- [STATED GOAL] Leave out the pictures, and write out exactly the lines from the beginning of the material to the line holding "const y = d3.scaleLinear().domain([0, 0.35]).range([B, T]);", that line included, and nothing else.

- [DATA LINES]

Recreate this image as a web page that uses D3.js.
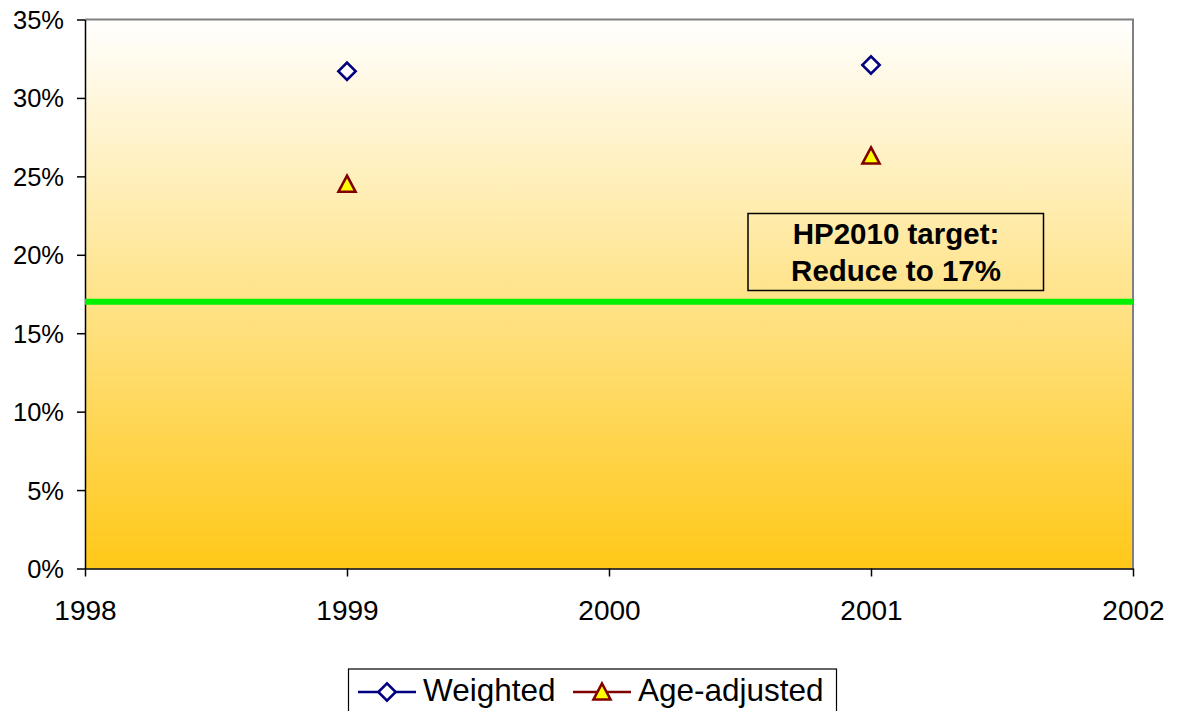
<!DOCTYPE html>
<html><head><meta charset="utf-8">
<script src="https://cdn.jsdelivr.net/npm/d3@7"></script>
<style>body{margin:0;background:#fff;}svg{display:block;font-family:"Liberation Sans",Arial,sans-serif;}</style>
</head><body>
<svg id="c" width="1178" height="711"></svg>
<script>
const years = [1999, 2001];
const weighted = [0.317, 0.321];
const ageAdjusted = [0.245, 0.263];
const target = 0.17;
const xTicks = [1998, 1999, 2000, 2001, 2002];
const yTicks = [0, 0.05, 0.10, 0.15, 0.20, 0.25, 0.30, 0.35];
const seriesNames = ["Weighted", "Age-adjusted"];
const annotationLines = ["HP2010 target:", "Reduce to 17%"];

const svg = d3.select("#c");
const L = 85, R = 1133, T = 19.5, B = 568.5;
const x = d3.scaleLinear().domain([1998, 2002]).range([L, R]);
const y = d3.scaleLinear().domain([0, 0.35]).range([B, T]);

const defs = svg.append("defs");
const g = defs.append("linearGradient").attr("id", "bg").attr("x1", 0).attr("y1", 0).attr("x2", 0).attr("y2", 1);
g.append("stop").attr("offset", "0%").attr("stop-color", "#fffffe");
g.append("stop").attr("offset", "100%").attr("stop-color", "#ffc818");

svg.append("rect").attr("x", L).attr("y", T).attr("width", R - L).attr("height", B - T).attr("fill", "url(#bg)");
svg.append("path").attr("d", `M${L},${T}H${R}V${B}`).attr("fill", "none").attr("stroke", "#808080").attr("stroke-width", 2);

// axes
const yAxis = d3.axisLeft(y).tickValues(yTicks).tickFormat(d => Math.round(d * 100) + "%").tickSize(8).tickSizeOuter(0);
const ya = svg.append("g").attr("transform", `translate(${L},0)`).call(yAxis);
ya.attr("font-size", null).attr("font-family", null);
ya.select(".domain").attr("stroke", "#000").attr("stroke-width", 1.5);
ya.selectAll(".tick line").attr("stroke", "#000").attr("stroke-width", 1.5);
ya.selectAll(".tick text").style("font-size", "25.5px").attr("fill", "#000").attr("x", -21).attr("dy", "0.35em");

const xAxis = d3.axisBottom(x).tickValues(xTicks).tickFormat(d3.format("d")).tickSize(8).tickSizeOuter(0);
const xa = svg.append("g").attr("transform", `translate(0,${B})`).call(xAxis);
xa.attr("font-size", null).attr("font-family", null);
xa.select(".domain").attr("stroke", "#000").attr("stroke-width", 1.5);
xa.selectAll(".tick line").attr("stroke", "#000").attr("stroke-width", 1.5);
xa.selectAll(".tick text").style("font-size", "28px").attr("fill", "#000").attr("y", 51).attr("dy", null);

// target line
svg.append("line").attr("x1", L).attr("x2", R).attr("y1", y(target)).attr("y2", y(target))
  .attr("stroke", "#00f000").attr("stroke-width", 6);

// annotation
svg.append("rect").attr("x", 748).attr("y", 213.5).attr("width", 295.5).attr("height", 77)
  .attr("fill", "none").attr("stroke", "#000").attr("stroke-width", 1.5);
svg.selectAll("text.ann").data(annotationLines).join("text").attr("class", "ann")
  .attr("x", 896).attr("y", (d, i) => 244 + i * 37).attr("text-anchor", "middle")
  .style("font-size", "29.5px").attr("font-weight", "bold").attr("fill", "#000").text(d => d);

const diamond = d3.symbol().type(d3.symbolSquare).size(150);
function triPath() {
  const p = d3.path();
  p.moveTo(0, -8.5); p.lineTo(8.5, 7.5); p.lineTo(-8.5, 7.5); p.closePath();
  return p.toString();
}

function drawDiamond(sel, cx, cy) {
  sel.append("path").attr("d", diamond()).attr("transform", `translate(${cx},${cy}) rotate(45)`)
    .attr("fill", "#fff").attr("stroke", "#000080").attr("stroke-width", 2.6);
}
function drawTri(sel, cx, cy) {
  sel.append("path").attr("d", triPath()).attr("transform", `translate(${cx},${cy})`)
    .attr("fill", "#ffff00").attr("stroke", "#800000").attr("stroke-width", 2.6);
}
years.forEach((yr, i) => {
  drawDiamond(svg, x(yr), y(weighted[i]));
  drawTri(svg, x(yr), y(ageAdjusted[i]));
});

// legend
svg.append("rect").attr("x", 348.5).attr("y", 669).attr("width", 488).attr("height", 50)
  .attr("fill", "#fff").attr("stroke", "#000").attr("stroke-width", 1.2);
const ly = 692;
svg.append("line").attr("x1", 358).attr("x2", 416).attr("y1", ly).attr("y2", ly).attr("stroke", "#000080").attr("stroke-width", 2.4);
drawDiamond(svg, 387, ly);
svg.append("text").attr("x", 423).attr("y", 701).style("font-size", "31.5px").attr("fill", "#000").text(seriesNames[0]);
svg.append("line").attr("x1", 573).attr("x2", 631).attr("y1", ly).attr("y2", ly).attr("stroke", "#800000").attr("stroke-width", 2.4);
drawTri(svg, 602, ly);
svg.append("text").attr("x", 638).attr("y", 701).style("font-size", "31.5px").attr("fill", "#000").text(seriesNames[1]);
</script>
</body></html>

- [EXERCISE OUTPUT]
Recreate this image as a web page that uses D3.js.
<!DOCTYPE html>
<html><head><meta charset="utf-8">
<script src="https://cdn.jsdelivr.net/npm/d3@7"></script>
<style>body{margin:0;background:#fff;}svg{display:block;font-family:"Liberation Sans",Arial,sans-serif;}</style>
</head><body>
<svg id="c" width="1178" height="711"></svg>
<script>
const years = [1999, 2001];
const weighted = [0.317, 0.321];
const ageAdjusted = [0.245, 0.263];
const target = 0.17;
const xTicks = [1998, 1999, 2000, 2001, 2002];
const yTicks = [0, 0.05, 0.10, 0.15, 0.20, 0.25, 0.30, 0.35];
const seriesNames = ["Weighted", "Age-adjusted"];
const annotationLines = ["HP2010 target:", "Reduce to 17%"];

const svg = d3.select("#c");
const L = 85, R = 1133, T = 19.5, B = 568.5;
const x = d3.scaleLinear().domain([1998, 2002]).range([L, R]);
const y = d3.scaleLinear().domain([0, 0.35]).range([B, T]);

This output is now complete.